I have a cheap N100 mini-PC with Lubuntu on it with Kodi alongside a wireless remote as my TV box, and use my TV as a dumb screen.
Mind you, you can do it even more easily with LibreELEC instead of Lubuntu and more cheaply with one of its supported cheap SBCs plus a box instead of a mini PC.
That said, even the simplest solution is beyond the ability of most people to set up, and once you go up to the next level of easiness to setup - a dedicated Android TV Box - you’re hit with enshittification (at the very least preconfigured apps like Netflix with matching buttons in your remote) even if you avoid big brands.
Things are really bad nowadays unless you’re a well informed tech expert with the patience to dive into those things when you’re home.
In my own personal experience, as a gamer and having switched my main machine at home to Pop!OS some months ago, it’s more like “need Windows to run nearly 5% of games” thanks to Wine and Proton which work as adaption layers to let Windows programs (not just games) run in Linux.

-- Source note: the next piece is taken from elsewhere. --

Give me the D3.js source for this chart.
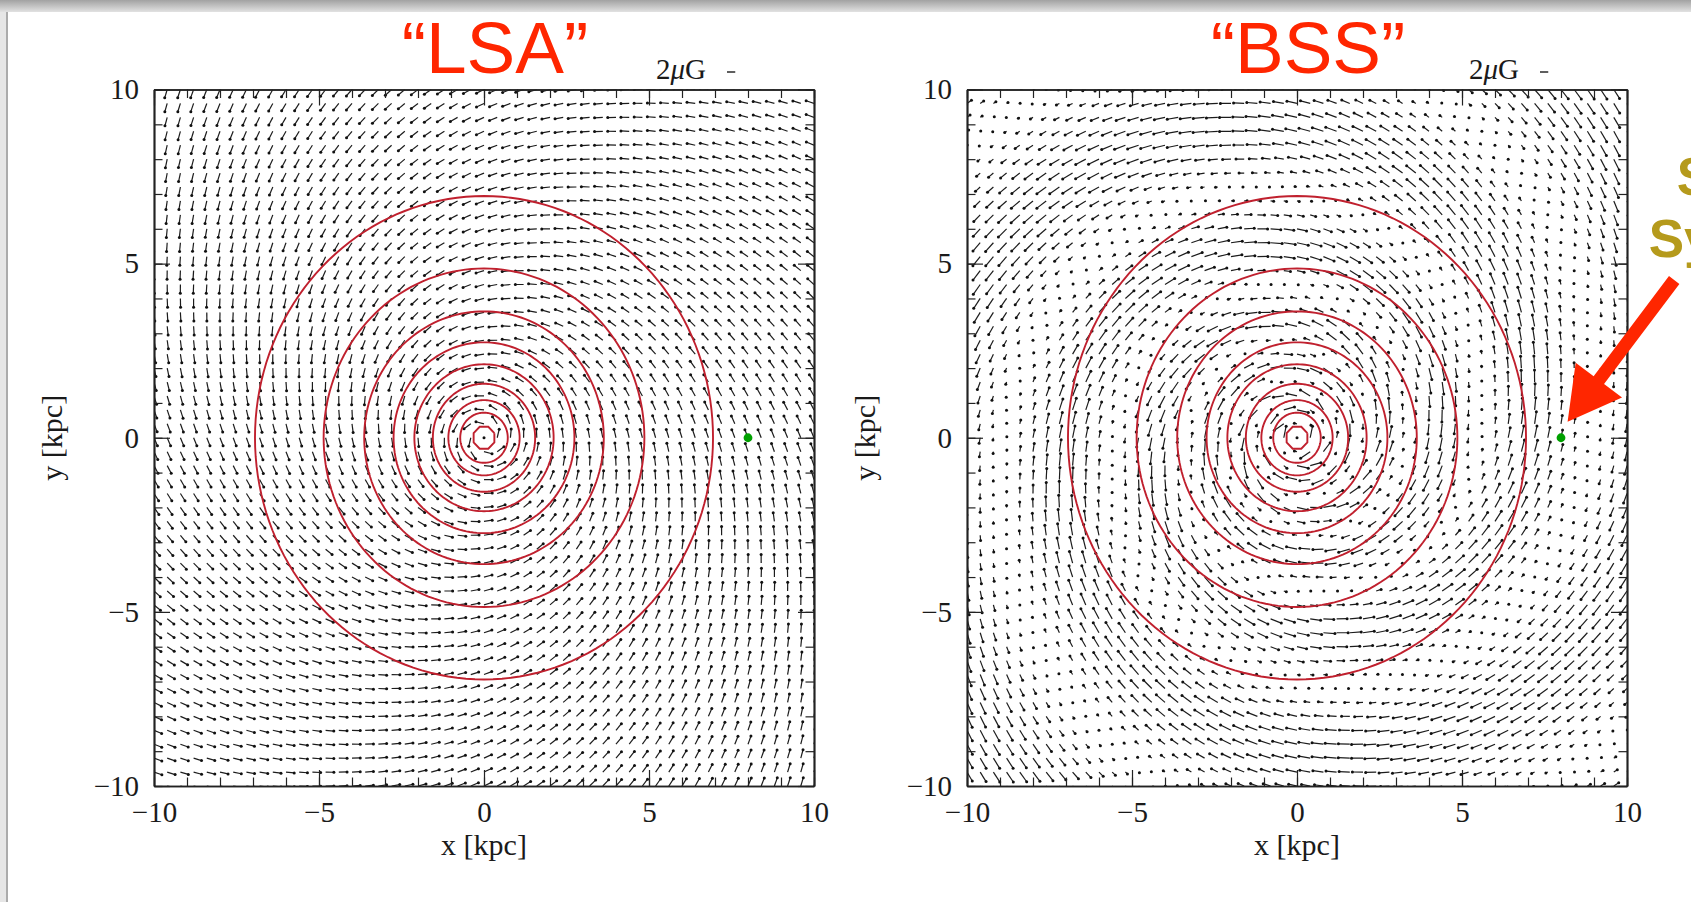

(Curiously I use a lot more Wine with Lutris than Proton and Steam, so my success rate is even down to how far the main Wine project got, rather than any special juice that Steam might have added on their Proton branch of Wine - you don’t really need Steam or Proton to run most games in Linux and the success rate for just running games from GoG or even pirated ones is just as good and from some games it’s even the case that the Steam version won’t run but a pirated version runs just fine, probably because it was the DRM that the pirates cracked that caused the problems).
Mind you, at least in my games collection only maybe 1 in 20 have native Linux versions (which is still better than 99% of games being Windows only), but because of adaption layers like Wine and Proton, for most games you can run the Windows version of it in Linux.
Absolutelly, in the old days it definitelly was the case that Windows was needed for nearly 99% of games (I should know: I’ve been trying to switch my gaming to Linux since the late 90s), but that’s not at all the case anymore.
Your idea of how hard it is to game on Linux is at least 1 decade out of date.